とくに、ここ20年ばかり、雑誌やテレビのグルメコンテンツなどで、「手づくり」「手仕事」「職人仕事」が、「誠実」で「丁寧」で「心がこもって」「うまい」「よい」と称賛され、エラそうにしていることが続いている。

それで、どういうことが起きたか。例をあげると、以前、取材を申し入れた大衆食堂の主人から、「うちは冷凍食品を使っているんですが、いいんですか」といわれたことがあるのだ。

その人とは、いろいろ話したが、彼は自分の仕事に肩身の狭い思い、引け目のようなものを感じていた。大衆食堂の主人たちと話していて、何度か同じようなことがあった。食堂の棚に並ぶ、出来あいのおかずをチンして出すことをとがめる、「庶民の味方」「大衆食堂や大衆酒場の愛好家」もいた。

手づくり・できたて礼賛は、無農薬有機栽培礼賛とも親和性が高い。

おれは、「普通にうまい」を強調するようになった。昔は、出来あいを冷たいまま食べていたのだから、電子レンジの使用でよくなったのであり、悪いことじゃないと主張したりもした。

津村さんは「中庸」という言葉を使っているが、「よい」「上質」の追及ばかりで「スタンダード」「普通」を考えない価値観は、簡単に、自分と異なる人や価値観や仕事や生き方をマイナスイメージに追いやりやすい。そして、片方で独善に陥る。
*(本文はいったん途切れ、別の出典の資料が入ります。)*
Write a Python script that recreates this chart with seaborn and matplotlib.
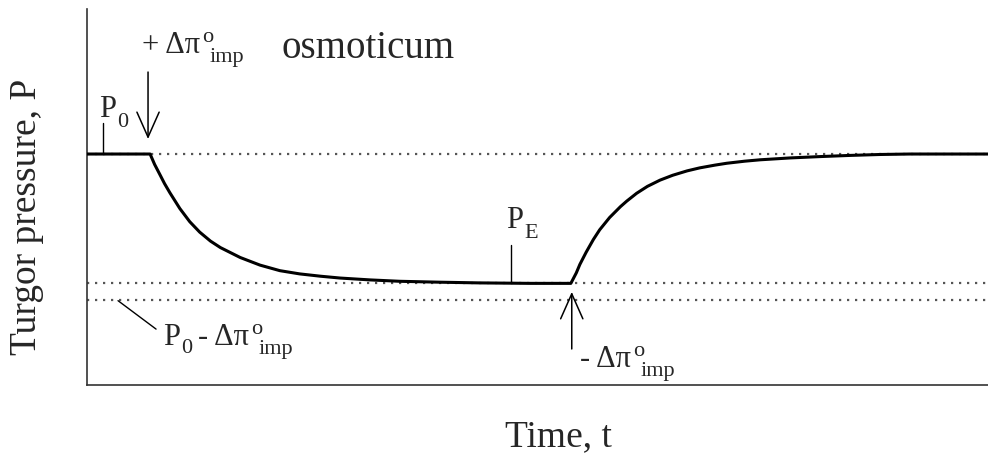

近頃の「小商い」称賛にしても、なんだか、ステレオタイプの仕事観や労働観がある。それは、世界観の問題もあるだろう。自分が、ただ大きな組織に馴染まないだけのことを、普遍化し、小商いに求めている傾向も見られる。そういうものを読んだ、真面目な会社員のなかには、自分がじつに程度の悪い人生を、がんばりながら生きていると思い、情けなくなる、という人もいる。食うために働くことが、普通ではなく、マイナスイメージになっているのだ。

このあいだ、おれも含めて、それぞれまったく価値観の違う人たちと飲んだとき、共通の知人の話になった。彼は、子どもが幼稚園に入るときの入園申し込みだったか、行列ができるというので、朝早起きして行った。着いてみると、すでに何時間待ちの行列になっていた。彼はどうしたかというと、お金を出して行列に並んでくれる人を頼み、家に帰った。本人が並ぼうが代理が並ぼうが結果に関係ないことだ。それで、無事に入園はできたのだが、妻に「子どもに対する愛情がない」といわれ喧嘩になった。

この話もからみ、価値観の違いと、価値観の違うもの同士が交ざりあうことの意味や交わりかたなどについて、ああでもないこうでもないの話になった。

異なる価値観の存在と尊重を前提に考えることは、なかなか難しいことだし、自分でもちゃんとできているかどうかわからないが、文章を書く上で忘れてはならないことだろう。できたら、「数値化したらプラスになる物事だけを良しとする傾向に風穴をあける」ことを目指したいものだ。